How would you describe that difference? I mean, are you claiming that a child's father never existed just because that child lives with mother but not with father? That the child's not getting to know father is balanced by knowing mother's same-sex partner?
Galois:
You appear to be looking at gender through the prism of a unisex theory about "gender roles". Can you articulate the fundamental reasons that humankind exists as both men and women? Or in terms of peer pressure, can you assuredly articulate the whys and hows of the influence of age cohorts on boys as they grow-up?
>>> "I do not have any unisex theory. I believe there are men and there are women. But I believe gender is one facet of who we are as individuals, and it is that individual as a whole that is most important. We are all created in God's image and thus are all one humankind despite the many differences in our character and abilities."
Perhaps there is another thread in which you've already discussed this concept. Let me know and I'll respond wherever you think works best in keeping the strings of thought together.
[Sorry haven't been contributing frequently. Great vacation. Lousy weather. Time limited. Etc.]
Posted by: Chairm | August 19, 2004 at 03:42 PM
>>Examine the evidence beyond your own tonnage of associates. [Just kidding around.]
Can you truly claim that single children felt "no lack" due to their being only-children? From a sociological viewpoint, the ad hoc network of non-related children are, for a lone-child, substitutes for siblings. (Both those never born and those removed by death or circumstance.)

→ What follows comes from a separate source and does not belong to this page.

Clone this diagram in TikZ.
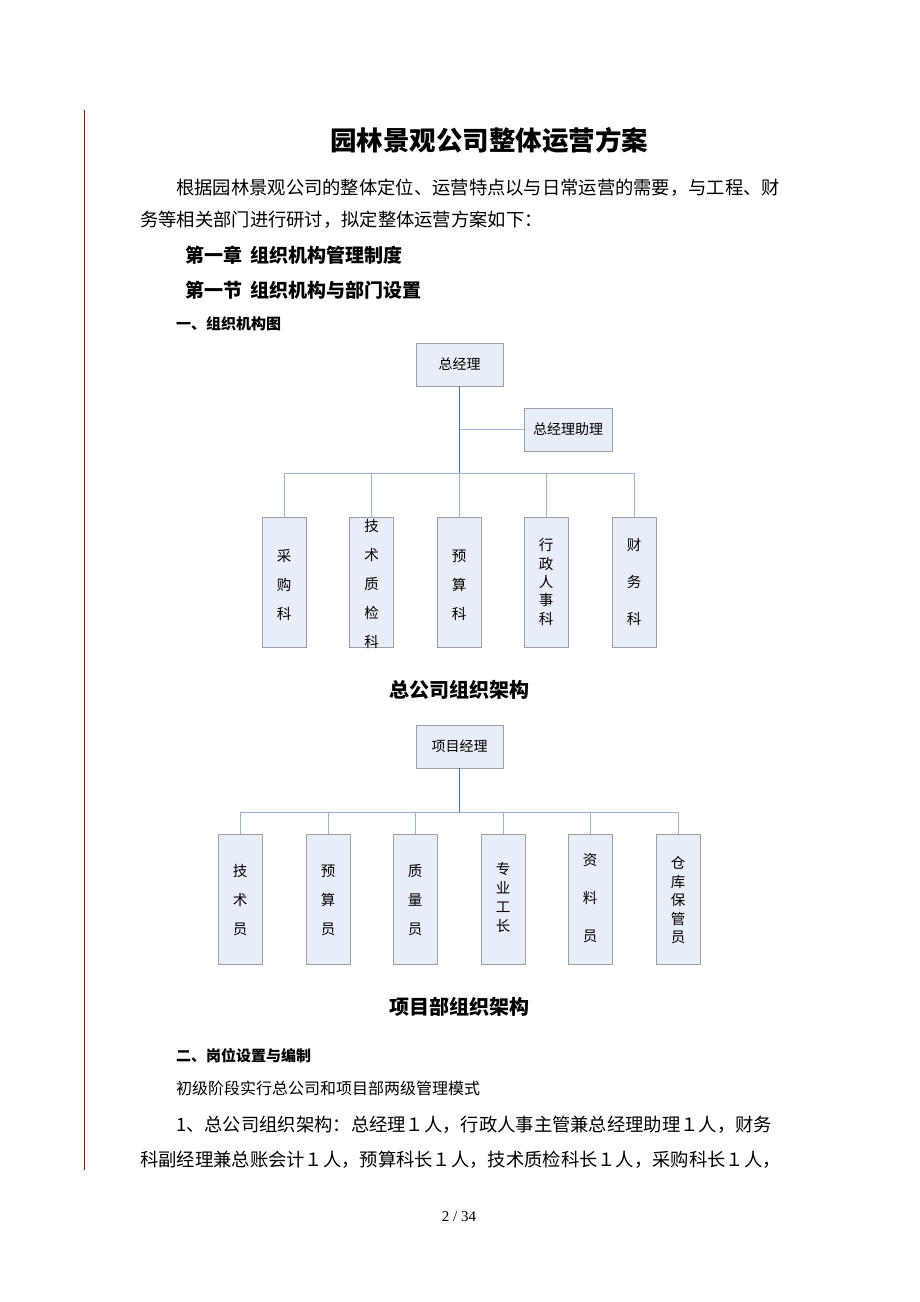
\documentclass[tikz,border=0pt]{standalone}
\usepackage{fontspec}
\setmainfont{Noto Sans CJK SC}
\newfontfamily\pgfont{Liberation Serif}
\definecolor{boxfill}{HTML}{E8EEF7}
\definecolor{linkc}{HTML}{4A72B0}
\definecolor{thinc}{HTML}{9DB4D8}
\begin{document}
\begin{tikzpicture}[x=1pt,y=-1pt,
  box/.style={draw=gray!75,fill=boxfill,line width=0.8pt,inner sep=0},
  link/.style={draw=linkc,line width=0.6pt},
  thin/.style={draw=thinc,line width=0.5pt},
  body/.style={anchor=west,inner sep=0,font=\fontsize{16}{16}\selectfont},
  vt/.style={inner sep=0,align=center,font=\fontsize{14.5}{#1}\selectfont},
  vt/.default=29pt]
\useasboundingbox (0,0) rectangle (920,1302);
\draw[red!60!black,line width=0.8pt] (84,110) -- (84,1170);
\node[font=\fontsize{26.5}{27}\selectfont\bfseries] (title) at (489,140) {园林景观公司整体运营方案};
\node[body] (p1) at (176,188) {\fontsize{18.3}{19}\selectfont 根据园林景观公司的整体定位、运营特点以与日常运营的需要，与工程、财};
\node[body] (p2) at (140,220) {\fontsize{18.3}{19}\selectfont 务等相关部门进行研讨，拟定整体运营方案如下：};
\node[body,font=\fontsize{19}{19}\selectfont\bfseries] (h1) at (185,255) {第一章\ \ 组织机构管理制度};
\node[body,font=\fontsize{19}{19}\selectfont\bfseries] (h2) at (185,290) {第一节\ \ 组织机构与部门设置};
\node[body,font=\fontsize{15}{15}\selectfont\bfseries] (h3) at (176,324) {一、组织机构图};
% chart 1
\node[box,minimum width=87,minimum height=43,font=\fontsize{14}{14}\selectfont] (gm) at (459.5,364.5) {总经理};
\node[box,minimum width=88,minimum height=43,font=\fontsize{14}{14}\selectfont] (asst) at (568,429.5) {总经理助理};
\coordinate (bus1) at (459.5,473);
\coordinate (aj) at (459.5,429.5);
\draw[link] (gm.south) -- (bus1);
\draw[thin] (aj) -- (asst.west);
\foreach \n/\x in {a/284,b/371.5,c/459,d/546,e/634}{
  \node[box,minimum width=44,minimum height=130] (c\n) at (\x,582) {};
  \draw[thin] (bus1 -| c\n.north) -- (c\n.north);
}
\draw[thin] (bus1 -| ca.north) -- (bus1 -| ce.north);
\node[vt] (ta) at (284,585) {采\\购\\科};
\node[vt] (tb) at (371.5,584) {技\\术\\质\\检\\科};
\node[vt] (tc) at (459,585) {预\\算\\科};
\node[vt=18.3pt] (td) at (546,582) {行\\政\\人\\事\\科};
\node[vt=37pt] (te) at (634,582) {财\\务\\科};
\node[font=\fontsize{20}{20}\selectfont\bfseries] (cap1) at (459,690) {总公司组织架构};
% chart 2
\node[box,minimum width=87,minimum height=43,font=\fontsize{14}{14}\selectfont] (pm) at (459.5,746.5) {项目经理};
\coordinate (bus2) at (459.5,812);
\draw[link] (pm.south) -- (bus2);
\foreach \n/\x in {a/240,b/328,c/415,d/503,e/590,f/678}{
  \node[box,minimum width=44,minimum height=130] (s\n) at (\x,899) {};
  \draw[thin] (bus2 -| s\n.north) -- (s\n.north);
}
\draw[thin] (bus2 -| sa.north) -- (bus2 -| sf.north);
\node[vt] (ua) at (240,900) {技\\术\\员};
\node[vt] (ub) at (328,900) {预\\算\\员};
\node[vt] (uc) at (415,900) {质\\量\\员};
\node[vt=19pt] (ud) at (503,897) {专\\业\\工\\长};
\node[vt=38pt] (ue) at (590,898) {资\\料\\员};
\node[vt=18.5pt] (uf) at (678,900) {仓\\库\\保\\管\\员};
\node[font=\fontsize{20}{20}\selectfont\bfseries] (cap2) at (459,1007) {项目部组织架构};
\node[body,font=\fontsize{15}{15}\selectfont\bfseries] (h4) at (176,1056) {二、岗位设置与编制};
\node[body] (p3) at (176,1088) {初级阶段实行总公司和项目部两级管理模式};
\node[body] (p4) at (176,1125) {\fontsize{18.3}{19}\selectfont 1、总公司组织架构：总经理１人，行政人事主管兼总经理助理１人，财务};
\node[body] (p5) at (140,1160) {\fontsize{18.3}{19}\selectfont 科副经理兼总账会计１人，预算科长１人，技术质检科长１人，采购科长１人，};
\node[font=\pgfont\fontsize{15}{15}\selectfont] (pg) at (459,1217) {2 / 34};
\end{tikzpicture}
\end{document}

You simply claimed the only children felt lack of siblings strongly, providing no basis. It contradicts my experience-- I know many only children and they don't seem to have experienced any lack. If, as you suggest, all these other networks do indeed successfully fill whatever essential function you attribute to siblings, I should think there would be no feeling of lack.
>>>>> "There is a big difference between missing someone who was once in your life and missing someone who never existed or who you never knew"
How would you describe that difference?
We were describing siblings. I had a friend who was murdered in highschool. She was the oldest daughter in a family of five. The entire family was devastated and grieved profoundly. The mother and father ended up in counseling to manage their grief. This is entirely different from what would have occurred had she never been born.
You cannot infer how one feels about never knowing someone from how they feel when they lose the very specific individual who they lost. The feelings are different.
Posted by: lucia | August 20, 2004 at 08:51 AM
Chairm,
I apologize in that I was away for several months and neglected this. I'll respond now, if you don't mind.
Can you articulate the fundamental reasons that humankind exists as both men and women?
No. I cannot articulate reasons why humankind exists as it does in any respect. I do not know why are we all so different on so many levels, and yet why in spite of that we share one humanity.
Or in terms of peer pressure, can you assuredly articulate the whys and hows of the influence of age cohorts on boys as they grow-up?
I cannot. But nor do I try to justify any discrimination based on peer pressure.